I was all signed up for Librarian courses at the local college, so I could get a job and get paid. Then I got a call on Thursday and learned that the teacher had bailed out on the program. The school is trying to find another teacher, and will call me if they manage it, but I'm a pessimist for a reason. Disappointing.
Once more, I can't help but wonder if I should put more effort into editing my old novels and making them ready for print on demand publishing. That might get me some money. I know that others have said my novels are good. And that's very nice of them to say that. I don't know that they really are, but I could probably fix them, and make them sell. I could use the income. With the incredible lack of jobs in this area, and my education as a Librarian strictly on-the-job and unpaid without the paper, thanks to some snobbery by those working there are terrified I'll replace them because I shelve and they ... don't.
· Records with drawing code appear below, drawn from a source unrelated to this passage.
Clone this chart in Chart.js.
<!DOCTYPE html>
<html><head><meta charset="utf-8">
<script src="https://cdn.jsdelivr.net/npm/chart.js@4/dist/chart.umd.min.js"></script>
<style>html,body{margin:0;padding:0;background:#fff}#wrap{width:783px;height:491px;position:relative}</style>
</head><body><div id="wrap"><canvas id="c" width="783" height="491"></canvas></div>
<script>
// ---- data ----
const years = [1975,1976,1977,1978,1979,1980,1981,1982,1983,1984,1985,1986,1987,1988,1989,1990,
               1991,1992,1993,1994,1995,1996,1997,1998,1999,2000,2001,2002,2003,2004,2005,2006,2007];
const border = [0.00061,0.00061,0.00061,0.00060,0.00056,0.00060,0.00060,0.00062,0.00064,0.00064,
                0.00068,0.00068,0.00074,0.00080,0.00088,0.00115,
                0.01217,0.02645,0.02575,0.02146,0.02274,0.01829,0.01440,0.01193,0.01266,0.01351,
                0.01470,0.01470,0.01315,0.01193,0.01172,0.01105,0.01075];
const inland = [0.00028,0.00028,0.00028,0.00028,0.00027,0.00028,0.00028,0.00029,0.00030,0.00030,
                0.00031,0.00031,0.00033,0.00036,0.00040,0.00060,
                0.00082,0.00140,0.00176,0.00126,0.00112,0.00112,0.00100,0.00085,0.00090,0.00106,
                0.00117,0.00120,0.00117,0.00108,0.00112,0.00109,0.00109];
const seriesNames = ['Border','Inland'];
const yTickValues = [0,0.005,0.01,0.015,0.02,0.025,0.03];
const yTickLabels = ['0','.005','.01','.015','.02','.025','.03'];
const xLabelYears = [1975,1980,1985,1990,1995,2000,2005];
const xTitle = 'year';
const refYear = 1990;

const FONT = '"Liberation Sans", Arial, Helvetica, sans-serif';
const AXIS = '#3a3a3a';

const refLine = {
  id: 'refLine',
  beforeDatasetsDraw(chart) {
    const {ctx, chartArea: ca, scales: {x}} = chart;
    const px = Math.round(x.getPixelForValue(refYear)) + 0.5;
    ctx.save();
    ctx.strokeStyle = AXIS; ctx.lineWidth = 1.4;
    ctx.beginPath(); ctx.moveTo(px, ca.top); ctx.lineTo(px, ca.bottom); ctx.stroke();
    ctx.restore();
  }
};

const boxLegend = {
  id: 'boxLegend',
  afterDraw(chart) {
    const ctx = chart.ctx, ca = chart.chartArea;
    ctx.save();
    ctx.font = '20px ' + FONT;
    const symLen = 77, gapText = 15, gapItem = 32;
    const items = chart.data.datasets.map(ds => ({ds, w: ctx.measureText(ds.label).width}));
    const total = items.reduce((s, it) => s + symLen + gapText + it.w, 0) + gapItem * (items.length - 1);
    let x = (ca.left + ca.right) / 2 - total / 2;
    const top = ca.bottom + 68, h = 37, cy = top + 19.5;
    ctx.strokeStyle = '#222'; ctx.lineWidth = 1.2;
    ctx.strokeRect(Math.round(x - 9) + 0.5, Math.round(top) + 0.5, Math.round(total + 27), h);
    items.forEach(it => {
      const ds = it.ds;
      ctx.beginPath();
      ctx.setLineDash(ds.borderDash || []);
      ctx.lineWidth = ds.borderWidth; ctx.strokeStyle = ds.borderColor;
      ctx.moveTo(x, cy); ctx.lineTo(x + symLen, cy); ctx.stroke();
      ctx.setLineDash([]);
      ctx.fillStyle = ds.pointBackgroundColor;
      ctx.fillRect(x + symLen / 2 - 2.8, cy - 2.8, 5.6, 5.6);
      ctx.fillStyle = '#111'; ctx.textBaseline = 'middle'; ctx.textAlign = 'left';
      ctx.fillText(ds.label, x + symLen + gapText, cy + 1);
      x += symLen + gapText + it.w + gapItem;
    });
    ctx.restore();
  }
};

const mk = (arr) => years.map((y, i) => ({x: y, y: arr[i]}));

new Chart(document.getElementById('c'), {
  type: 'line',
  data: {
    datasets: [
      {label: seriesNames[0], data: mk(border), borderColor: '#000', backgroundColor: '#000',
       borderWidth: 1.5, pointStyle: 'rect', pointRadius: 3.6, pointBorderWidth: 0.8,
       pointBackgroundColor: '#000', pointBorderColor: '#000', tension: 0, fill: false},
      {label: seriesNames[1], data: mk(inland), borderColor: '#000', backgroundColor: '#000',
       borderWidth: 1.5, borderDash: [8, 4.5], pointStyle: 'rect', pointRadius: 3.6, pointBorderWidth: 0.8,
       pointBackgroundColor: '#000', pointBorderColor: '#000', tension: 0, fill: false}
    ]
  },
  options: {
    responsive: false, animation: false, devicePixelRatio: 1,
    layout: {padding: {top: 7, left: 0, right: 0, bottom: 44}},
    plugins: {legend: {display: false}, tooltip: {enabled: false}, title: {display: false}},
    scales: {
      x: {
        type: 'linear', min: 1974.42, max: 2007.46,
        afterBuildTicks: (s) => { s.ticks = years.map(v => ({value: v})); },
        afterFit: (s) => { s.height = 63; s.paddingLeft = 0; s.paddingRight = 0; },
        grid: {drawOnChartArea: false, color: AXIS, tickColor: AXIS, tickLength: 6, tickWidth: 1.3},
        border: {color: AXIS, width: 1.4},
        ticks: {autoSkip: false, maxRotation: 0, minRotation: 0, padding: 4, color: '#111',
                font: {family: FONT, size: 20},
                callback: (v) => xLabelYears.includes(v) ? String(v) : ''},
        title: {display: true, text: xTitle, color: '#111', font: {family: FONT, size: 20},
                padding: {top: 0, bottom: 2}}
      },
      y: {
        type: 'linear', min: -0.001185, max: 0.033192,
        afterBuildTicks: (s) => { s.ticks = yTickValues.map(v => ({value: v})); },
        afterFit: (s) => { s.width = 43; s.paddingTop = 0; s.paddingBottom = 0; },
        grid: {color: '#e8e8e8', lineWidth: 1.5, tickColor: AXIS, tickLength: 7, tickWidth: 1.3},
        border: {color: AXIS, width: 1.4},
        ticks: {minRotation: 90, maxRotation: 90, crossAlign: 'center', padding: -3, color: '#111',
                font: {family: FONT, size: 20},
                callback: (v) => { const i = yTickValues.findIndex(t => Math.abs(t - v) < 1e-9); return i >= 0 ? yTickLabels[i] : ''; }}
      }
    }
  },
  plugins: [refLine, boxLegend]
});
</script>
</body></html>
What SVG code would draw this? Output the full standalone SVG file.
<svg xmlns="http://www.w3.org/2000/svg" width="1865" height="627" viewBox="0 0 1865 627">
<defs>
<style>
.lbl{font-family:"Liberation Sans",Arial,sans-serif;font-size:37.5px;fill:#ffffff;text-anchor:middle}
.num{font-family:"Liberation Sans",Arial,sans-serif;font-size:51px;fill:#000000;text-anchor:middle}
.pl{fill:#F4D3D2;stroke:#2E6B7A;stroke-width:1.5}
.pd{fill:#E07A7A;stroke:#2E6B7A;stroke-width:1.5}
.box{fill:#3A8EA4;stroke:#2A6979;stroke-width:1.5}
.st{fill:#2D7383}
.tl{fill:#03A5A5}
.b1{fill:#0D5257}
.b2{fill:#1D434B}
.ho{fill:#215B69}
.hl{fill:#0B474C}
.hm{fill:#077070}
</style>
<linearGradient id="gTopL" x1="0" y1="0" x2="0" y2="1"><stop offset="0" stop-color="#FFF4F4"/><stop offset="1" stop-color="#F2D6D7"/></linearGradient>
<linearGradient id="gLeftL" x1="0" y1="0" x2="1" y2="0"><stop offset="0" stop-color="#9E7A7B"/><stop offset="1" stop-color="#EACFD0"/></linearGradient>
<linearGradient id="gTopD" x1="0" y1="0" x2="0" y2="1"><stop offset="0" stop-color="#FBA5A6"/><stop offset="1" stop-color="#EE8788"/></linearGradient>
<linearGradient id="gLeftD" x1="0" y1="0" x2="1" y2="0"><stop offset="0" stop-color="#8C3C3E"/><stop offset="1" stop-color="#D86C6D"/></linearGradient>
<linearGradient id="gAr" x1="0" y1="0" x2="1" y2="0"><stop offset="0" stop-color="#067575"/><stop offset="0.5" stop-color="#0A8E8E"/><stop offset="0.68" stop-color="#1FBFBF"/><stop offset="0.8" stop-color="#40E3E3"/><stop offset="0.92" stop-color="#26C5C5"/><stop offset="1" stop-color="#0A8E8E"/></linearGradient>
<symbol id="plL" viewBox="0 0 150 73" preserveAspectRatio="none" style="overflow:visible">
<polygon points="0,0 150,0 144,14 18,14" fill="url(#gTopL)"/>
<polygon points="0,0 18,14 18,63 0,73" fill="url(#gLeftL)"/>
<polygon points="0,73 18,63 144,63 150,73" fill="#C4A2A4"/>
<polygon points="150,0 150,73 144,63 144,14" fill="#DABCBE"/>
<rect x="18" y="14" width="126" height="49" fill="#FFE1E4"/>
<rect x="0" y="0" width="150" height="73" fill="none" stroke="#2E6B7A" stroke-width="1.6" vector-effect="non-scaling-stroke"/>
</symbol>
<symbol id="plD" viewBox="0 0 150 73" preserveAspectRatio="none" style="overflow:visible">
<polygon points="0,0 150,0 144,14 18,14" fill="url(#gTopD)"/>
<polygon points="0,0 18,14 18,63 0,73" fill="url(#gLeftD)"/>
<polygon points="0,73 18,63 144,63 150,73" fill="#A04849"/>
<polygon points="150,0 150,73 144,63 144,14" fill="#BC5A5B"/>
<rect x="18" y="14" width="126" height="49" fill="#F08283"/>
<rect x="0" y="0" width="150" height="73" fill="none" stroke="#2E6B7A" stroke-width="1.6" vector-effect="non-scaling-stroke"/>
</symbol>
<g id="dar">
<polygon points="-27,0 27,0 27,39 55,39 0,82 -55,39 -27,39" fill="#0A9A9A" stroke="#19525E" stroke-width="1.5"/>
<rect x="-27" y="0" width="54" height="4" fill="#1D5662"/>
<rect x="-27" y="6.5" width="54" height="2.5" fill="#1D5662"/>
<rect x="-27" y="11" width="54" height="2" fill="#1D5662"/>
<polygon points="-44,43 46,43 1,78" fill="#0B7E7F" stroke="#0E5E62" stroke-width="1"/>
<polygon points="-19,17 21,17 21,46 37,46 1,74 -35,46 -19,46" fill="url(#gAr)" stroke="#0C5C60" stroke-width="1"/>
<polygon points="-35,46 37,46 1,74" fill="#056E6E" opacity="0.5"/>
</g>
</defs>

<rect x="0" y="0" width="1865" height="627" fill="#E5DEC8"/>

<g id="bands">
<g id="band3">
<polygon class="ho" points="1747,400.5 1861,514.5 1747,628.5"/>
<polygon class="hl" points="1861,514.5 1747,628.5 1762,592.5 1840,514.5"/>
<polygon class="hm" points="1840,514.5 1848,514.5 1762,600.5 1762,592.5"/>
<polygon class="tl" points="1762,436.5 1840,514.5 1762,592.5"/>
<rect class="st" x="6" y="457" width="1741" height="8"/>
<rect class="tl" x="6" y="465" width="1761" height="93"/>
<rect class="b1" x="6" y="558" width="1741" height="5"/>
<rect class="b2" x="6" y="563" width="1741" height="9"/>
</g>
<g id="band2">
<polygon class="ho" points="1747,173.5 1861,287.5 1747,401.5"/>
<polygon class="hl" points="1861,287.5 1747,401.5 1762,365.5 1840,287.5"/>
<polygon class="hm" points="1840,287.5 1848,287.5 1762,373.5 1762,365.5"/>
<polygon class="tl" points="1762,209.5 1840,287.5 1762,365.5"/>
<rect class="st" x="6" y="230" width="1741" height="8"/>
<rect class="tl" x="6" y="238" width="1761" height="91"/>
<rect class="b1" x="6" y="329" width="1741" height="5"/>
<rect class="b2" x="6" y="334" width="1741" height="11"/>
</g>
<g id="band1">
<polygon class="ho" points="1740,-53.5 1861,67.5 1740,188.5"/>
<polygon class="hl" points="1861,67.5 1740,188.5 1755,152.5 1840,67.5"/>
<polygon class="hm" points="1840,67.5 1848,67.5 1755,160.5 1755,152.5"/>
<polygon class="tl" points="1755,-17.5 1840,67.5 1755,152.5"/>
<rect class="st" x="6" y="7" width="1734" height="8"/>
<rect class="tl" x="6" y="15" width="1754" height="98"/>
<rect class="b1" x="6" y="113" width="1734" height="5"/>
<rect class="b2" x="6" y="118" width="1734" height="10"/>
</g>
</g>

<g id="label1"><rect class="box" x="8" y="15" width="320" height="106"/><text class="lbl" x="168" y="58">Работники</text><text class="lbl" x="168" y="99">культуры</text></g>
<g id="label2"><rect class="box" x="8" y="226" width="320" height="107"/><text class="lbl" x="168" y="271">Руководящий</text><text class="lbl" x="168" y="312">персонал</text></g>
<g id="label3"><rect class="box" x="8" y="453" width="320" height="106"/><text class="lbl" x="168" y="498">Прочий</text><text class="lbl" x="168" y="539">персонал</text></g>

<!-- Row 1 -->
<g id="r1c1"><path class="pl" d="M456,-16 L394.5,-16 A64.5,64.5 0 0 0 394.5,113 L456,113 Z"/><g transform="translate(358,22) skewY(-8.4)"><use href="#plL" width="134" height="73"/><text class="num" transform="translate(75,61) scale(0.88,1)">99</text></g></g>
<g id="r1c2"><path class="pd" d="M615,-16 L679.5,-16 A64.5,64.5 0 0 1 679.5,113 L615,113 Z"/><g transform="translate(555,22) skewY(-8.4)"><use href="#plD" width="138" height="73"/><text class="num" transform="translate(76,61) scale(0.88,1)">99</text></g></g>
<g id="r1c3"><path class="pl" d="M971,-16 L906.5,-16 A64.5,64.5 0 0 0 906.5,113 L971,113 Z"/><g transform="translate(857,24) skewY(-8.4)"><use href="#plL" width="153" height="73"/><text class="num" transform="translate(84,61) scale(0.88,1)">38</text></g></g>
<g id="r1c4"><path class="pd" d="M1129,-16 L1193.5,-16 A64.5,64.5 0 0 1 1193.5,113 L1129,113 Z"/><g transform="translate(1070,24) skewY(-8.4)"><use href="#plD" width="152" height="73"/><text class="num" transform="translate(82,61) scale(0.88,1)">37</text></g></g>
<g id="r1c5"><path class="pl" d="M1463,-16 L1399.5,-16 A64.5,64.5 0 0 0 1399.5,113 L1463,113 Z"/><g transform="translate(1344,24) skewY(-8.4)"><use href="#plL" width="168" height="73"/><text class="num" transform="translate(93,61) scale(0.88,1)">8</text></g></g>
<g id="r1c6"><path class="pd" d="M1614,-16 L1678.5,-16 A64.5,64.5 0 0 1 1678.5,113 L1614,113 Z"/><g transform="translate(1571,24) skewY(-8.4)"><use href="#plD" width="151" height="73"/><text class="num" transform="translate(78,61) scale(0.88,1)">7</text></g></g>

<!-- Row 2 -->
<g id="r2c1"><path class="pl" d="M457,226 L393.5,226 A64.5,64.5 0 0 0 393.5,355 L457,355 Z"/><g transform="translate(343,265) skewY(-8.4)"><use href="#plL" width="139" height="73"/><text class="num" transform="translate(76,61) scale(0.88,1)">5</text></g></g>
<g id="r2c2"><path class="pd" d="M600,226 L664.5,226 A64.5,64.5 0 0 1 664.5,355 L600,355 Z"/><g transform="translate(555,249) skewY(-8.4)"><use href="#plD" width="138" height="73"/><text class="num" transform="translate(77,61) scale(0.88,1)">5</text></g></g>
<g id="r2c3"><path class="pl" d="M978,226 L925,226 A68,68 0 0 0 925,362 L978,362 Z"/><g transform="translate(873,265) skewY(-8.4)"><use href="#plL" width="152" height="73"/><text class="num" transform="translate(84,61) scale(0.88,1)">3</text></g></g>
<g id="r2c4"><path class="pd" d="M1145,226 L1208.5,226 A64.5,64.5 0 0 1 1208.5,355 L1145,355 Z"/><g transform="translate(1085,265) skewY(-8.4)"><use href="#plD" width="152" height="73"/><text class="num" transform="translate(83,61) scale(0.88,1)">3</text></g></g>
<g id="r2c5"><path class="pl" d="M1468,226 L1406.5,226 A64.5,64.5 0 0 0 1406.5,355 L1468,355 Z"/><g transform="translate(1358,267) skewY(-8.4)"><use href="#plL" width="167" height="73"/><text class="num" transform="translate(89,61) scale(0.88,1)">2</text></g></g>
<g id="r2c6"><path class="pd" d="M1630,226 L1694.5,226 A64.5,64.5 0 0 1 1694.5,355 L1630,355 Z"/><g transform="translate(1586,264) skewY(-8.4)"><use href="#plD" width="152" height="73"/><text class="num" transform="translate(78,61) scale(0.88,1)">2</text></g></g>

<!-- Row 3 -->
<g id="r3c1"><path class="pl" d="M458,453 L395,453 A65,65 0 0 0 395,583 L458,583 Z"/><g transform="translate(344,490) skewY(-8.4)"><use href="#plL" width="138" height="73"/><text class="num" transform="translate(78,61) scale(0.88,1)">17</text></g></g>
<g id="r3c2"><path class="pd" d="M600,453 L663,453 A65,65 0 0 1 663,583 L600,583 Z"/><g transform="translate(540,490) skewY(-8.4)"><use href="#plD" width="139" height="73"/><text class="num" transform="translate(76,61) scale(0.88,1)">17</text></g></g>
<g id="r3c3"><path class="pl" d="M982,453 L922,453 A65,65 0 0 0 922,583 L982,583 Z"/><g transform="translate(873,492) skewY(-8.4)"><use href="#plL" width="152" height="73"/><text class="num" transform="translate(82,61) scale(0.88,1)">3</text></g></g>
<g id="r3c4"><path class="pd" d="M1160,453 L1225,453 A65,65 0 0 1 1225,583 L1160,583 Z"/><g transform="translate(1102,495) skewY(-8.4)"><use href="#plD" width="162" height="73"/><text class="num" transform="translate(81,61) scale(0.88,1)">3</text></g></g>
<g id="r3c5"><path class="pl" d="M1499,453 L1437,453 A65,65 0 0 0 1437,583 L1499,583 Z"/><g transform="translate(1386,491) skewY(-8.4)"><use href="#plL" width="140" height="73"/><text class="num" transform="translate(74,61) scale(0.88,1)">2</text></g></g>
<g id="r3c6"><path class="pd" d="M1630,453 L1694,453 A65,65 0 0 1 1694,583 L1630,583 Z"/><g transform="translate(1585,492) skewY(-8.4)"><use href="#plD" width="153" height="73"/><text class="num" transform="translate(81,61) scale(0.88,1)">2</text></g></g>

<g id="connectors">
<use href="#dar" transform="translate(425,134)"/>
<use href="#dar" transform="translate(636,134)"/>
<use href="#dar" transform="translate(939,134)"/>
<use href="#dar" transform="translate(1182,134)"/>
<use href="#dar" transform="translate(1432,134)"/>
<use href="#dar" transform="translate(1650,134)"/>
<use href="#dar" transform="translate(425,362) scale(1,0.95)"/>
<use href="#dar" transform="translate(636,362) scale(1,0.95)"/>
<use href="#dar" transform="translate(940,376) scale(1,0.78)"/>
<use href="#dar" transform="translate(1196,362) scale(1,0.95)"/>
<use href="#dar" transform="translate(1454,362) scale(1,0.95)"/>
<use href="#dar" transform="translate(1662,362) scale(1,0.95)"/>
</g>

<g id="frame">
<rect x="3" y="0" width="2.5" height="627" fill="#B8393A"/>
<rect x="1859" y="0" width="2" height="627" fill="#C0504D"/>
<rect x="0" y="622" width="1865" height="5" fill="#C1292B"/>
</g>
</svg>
And in the end, being a librarian is about having a library, which means shelving returned books, and manning the desk to loan them out again. Since I'm not allowed to Man the desk, despite being one of the few men there, I shelve, for 5-6 hours at a time. I make sure it gets done. Its not easy, but its not very hard either. Its mostly just time consuming. Honestly, once they teach me the software for loaning and returning books? I'm ready. And if I were carrying around a smartphone logged into the library system and did Nonfiction searches for subjects patrons ask for while I'm shelving? Then I'm already doing more than they are. Not that they aren't great librarians, or adequate ones. Whatever. I just like books, and the patrons don't bother me at all, except when some don't bathe. Otherwise? They're fine. Its a very unstressful job.
I hope the school calls me and offers the classes online after all. I want those units. I want to get this piece of paper so I can stop being annoyed about working for free. I could use income for the work I'm doing. And its a fair amount of work. Its like the work you do. You get paid. Why shouldn't I?